Publications on wine are clearly a well-paying and well-read endeavour. Perhaps the subject matter is so delightfully soaked in mystery, despite all efforts to science, so closer to the charm, challenge and charge of poetry and good prose, that it makes sense so many words are vital in the experience.
So the departing books on wine, on my emptying shelves, can broadly be classified (not that in the present scramble the Dewey or whichever library system was ever held up) as the philosophical, the technical, the flashy informative, and then the show-off, grand pictorial types.
And, perhaps like for all book enthusiasts, there are treasures – books to return to time and time again. South Africa, interestingly, has numerous such classics in the wine library.
If occasional nostalgic indulgence is a temporary panacea for aging (particularly with a good glass of wine), how jolly in revisiting older guides when something unusual is poured.
The first one to turn to: the current wine book library has a complete, up-to-date set of what started out in 1980 as John Platter’s Book of South African Wine, intended as the 1981 guide. (Mine was bought on September 26 of that year and cost R6.95 at Exclusive Books.) The following year’s was offered as a “revised edition”, and it never stopped after that – a collector’s treasure, from beginning to today, year after year.

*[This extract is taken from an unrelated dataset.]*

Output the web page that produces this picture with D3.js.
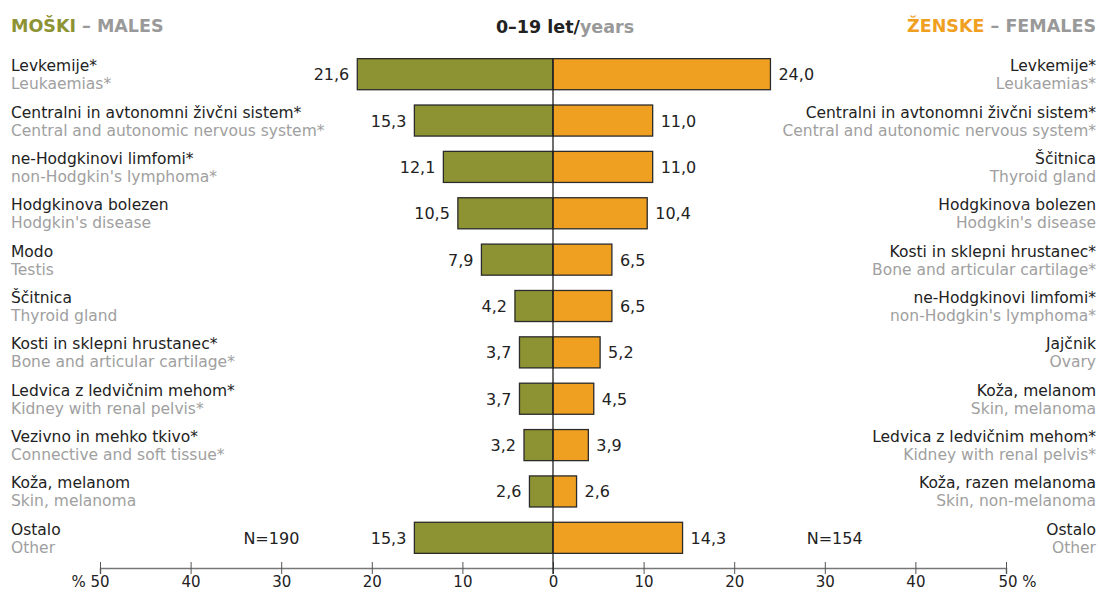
<!DOCTYPE html>
<html>
<head>
<meta charset="utf-8">
<script src="https://cdn.jsdelivr.net/npm/d3@7"></script>
<style>
  body { margin: 0; background: #fff; }
  svg { font-family: "DejaVu Sans", sans-serif; }
</style>
</head>
<body>
<svg id="chart" width="1098" height="593"></svg>
<script>
// male side, top to bottom
var maleSl = ["Levkemije*", "Centralni in avtonomni živčni sistem*", "ne-Hodgkinovi limfomi*",
  "Hodgkinova bolezen", "Modo", "Ščitnica", "Kosti in sklepni hrustanec*",
  "Ledvica z ledvičnim mehom*", "Vezivno in mehko tkivo*", "Koža, melanom", "Ostalo"];
var maleEn = ["Leukaemias*", "Central and autonomic nervous system*", "non-Hodgkin's lymphoma*",
  "Hodgkin's disease", "Testis", "Thyroid gland", "Bone and articular cartilage*",
  "Kidney with renal pelvis*", "Connective and soft tissue*", "Skin, melanoma", "Other"];
var maleValues = [21.6, 15.3, 12.1, 10.5, 7.9, 4.2, 3.7, 3.7, 3.2, 2.6, 15.3];

// female side, top to bottom
var femaleSl = ["Levkemije*", "Centralni in avtonomni živčni sistem*", "Ščitnica",
  "Hodgkinova bolezen", "Kosti in sklepni hrustanec*", "ne-Hodgkinovi limfomi*", "Jajčnik",
  "Koža, melanom", "Ledvica z ledvičnim mehom*", "Koža, razen melanoma", "Ostalo"];
var femaleEn = ["Leukaemias*", "Central and autonomic nervous system*", "Thyroid gland",
  "Hodgkin's disease", "Bone and articular cartilage*", "non-Hodgkin's lymphoma*", "Ovary",
  "Skin, melanoma", "Kidney with renal pelvis*", "Skin, non-melanoma", "Other"];
var femaleValues = [24.0, 11.0, 11.0, 10.4, 6.5, 6.5, 5.2, 4.5, 3.9, 2.6, 14.3];

var ticks = [-50, -40, -30, -20, -10, 0, 10, 20, 30, 40, 50];
var totals = ["N=190", "N=154"];

var OLIVE = "#8d9233", ORANGE = "#f0a021", GREY = "#a0a0a0", DARK = "#222";

var svg = d3.select("#chart");
var fmt = function (v) { return d3.format(".1f")(v).replace(".", ","); };

var x = d3.scaleLinear().domain([-50, 50]).range([100, 1006]);
var y = d3.scaleBand()
    .domain(d3.range(maleValues.length))
    .range([51, 561])
    .paddingInner(0.33)
    .paddingOuter(0.165);

// headers
var hl = svg.append("text").attr("x", 11).attr("y", 32)
    .style("font-size", "17.5px").style("font-weight", "bold");
hl.append("tspan").attr("fill", OLIVE).text("MOŠKI");
hl.append("tspan").attr("fill", "#999").text(" – MALES");

var hr = svg.append("text").attr("x", 1096).attr("y", 32).attr("text-anchor", "end")
    .style("font-size", "17.5px").style("font-weight", "bold");
hr.append("tspan").attr("fill", ORANGE).text("ŽENSKE");
hr.append("tspan").attr("fill", "#999").text(" – FEMALES");

var ht = svg.append("text").attr("x", 565).attr("y", 33).attr("text-anchor", "middle")
    .style("font-size", "17.5px").style("font-weight", "bold");
ht.append("tspan").attr("fill", DARK).text("0–19 let/");
ht.append("tspan").attr("fill", "#999").text("years");

// bars
svg.append("g").selectAll("rect").data(maleValues).enter().append("rect")
    .attr("x", function (d) { return x(-d); })
    .attr("y", function (d, i) { return y(i); })
    .attr("width", function (d) { return x(0) - x(-d); })
    .attr("height", y.bandwidth())
    .attr("fill", OLIVE).attr("stroke", "#2b2b2b").attr("stroke-width", 1.3);

svg.append("g").selectAll("rect").data(femaleValues).enter().append("rect")
    .attr("x", x(0))
    .attr("y", function (d, i) { return y(i); })
    .attr("width", function (d) { return x(d) - x(0); })
    .attr("height", y.bandwidth())
    .attr("fill", ORANGE).attr("stroke", "#2b2b2b").attr("stroke-width", 1.3);

// value labels
svg.append("g").selectAll("text").data(maleValues).enter().append("text")
    .attr("x", function (d) { return x(-d) - 8; })
    .attr("y", function (d, i) { return y(i) + y.bandwidth() / 2 + 6; })
    .attr("text-anchor", "end").attr("fill", DARK).style("font-size", "16px")
    .text(fmt);

svg.append("g").selectAll("text").data(femaleValues).enter().append("text")
    .attr("x", function (d) { return x(d) + 8; })
    .attr("y", function (d, i) { return y(i) + y.bandwidth() / 2 + 6; })
    .attr("text-anchor", "start").attr("fill", DARK).style("font-size", "16px")
    .text(fmt);

// category labels
function labels(sl, en, xpos, anchor) {
    var g = svg.append("g").attr("text-anchor", anchor).style("font-size", "15.5px");
    g.selectAll(".sl").data(sl).enter().append("text")
        .attr("x", xpos)
        .attr("y", function (d, i) { return y(i) + y.bandwidth() / 2 - 3; })
        .attr("fill", DARK).text(function (d) { return d; });
    g.selectAll(".en").data(en).enter().append("text")
        .attr("x", xpos)
        .attr("y", function (d, i) { return y(i) + y.bandwidth() / 2 + 15; })
        .attr("fill", GREY).text(function (d) { return d; });
}
labels(maleSl, maleEn, 11, "start");
labels(femaleSl, femaleEn, 1096, "end");

// totals
var last = maleValues.length - 1;
svg.append("text").attr("x", x(-28)).attr("y", y(last) + y.bandwidth() / 2 + 6)
    .attr("text-anchor", "end").attr("fill", DARK).style("font-size", "16px").text(totals[0]);
svg.append("text").attr("x", x(28)).attr("y", y(last) + y.bandwidth() / 2 + 6)
    .attr("text-anchor", "start").attr("fill", DARK).style("font-size", "16px").text(totals[1]);

// axis
var axisY = 568;
var axis = d3.axisBottom(x).tickValues(ticks).tickSize(6)
    .tickFormat(function (d) {
        if (d === -50) return "% 50";
        if (d === 50) return "50 %";
        return Math.abs(d);
    });
var ax = svg.append("g").attr("transform", "translate(0," + axisY + ")").call(axis);
ax.select(".domain").attr("stroke", "#777").attr("stroke-width", 1.5);
ax.selectAll(".tick line").attr("stroke", "#555").attr("y1", -6).attr("y2", 6);
ax.selectAll(".tick text").attr("fill", DARK).style("font-size", "15px")
    .style("font-family", "DejaVu Sans, sans-serif").attr("y", 19).attr("dy", null);
ax.selectAll(".tick text").filter(function (d) { return d === -50; })
    .attr("text-anchor", "end").attr("x", 9);
ax.selectAll(".tick text").filter(function (d) { return d === 50; })
    .attr("text-anchor", "start").attr("x", -8);

// centre line
svg.append("line")
    .attr("x1", x(0)).attr("x2", x(0))
    .attr("y1", y(0)).attr("y2", axisY + 6)
    .attr("stroke", DARK).attr("stroke-width", 1.3);
</script>
</body>
</html>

It would be fair to say that remarkable, enduring Platter’s publishing history is due to that undeniable allure of wine opinion, information, and, yes, evaluation. The same accounts for the other annual wine guides on the hoarder’s shelve – also the Nederburg and CWG auction catalogues and perhaps you remember Icons that used to arise out of the Trophy Wine Show? These are the minutes and records of South African wine history.
Of course, many ‘wine histories’ have been written over the years. Our friend and colleague Tim James’ Wines of the New South Africa is probably the last most comprehensive. But published in 2013, the time might well be right for someone (if not him) to an update. Nevertheless, it counts as a (modern) classic on my shelve.
Among other classics are, of course, Louis Leipoldt’s 300 Years of Cape Wine (1952). Just the other day I reread his impassioned plea to local wine to “be regarded as a national asset and a communal boon”.
Leipoldt’s elegant, easy-reading prose may well be something to inspire those who, these days, so often complain about “uptight wine-writing”.
As informative and yet also so charmingly engaging (because of the humour) is the famous Wines of the Cape by C. de Bosdari (also 1952). Published by the famous Dutchman August (‘Guus’) Aimé Balkema, it utilised the skills of the Count Cosmo Diodono de Bosdari to write to delight and inform. (Balkema employed him for a number of other ‘cultural’ guides, including architecture.)
Other classics often paged, include The White Wines of South Africa (W.A. de Klerk, Krige & McNally, Balkema, 1967), Spirit of the Vine (Opperman, H&R, 1968, for the KWV), Wynland – Padlangs deur die Wynroete (Scholtz & Breytenbach, Buren,1969), Red Wine in South Africa (Biermann, Buren, 1971) and one of my all-time favourites The Complete Book of South African Wine by John Kench, Phyllis Hands & David Hughes (Struik, 1983).
If you wonder about my librarian details in the previous paragraphs, it seems apt to pay some form of tribute to those who did set out to write lyrical prose and/or give insightful information about that “natural asset” which should be toasted during these year-end festive times.
By the way, second-hand copies of wine books make excellent festive gifts. Do check out your local book hawker.
- Melvyn Minnaar has written about art and wine for various local and international publications over the years. The creativity that underpins these subjects is an enduring personal passion. He has served on a few “cultural committees”.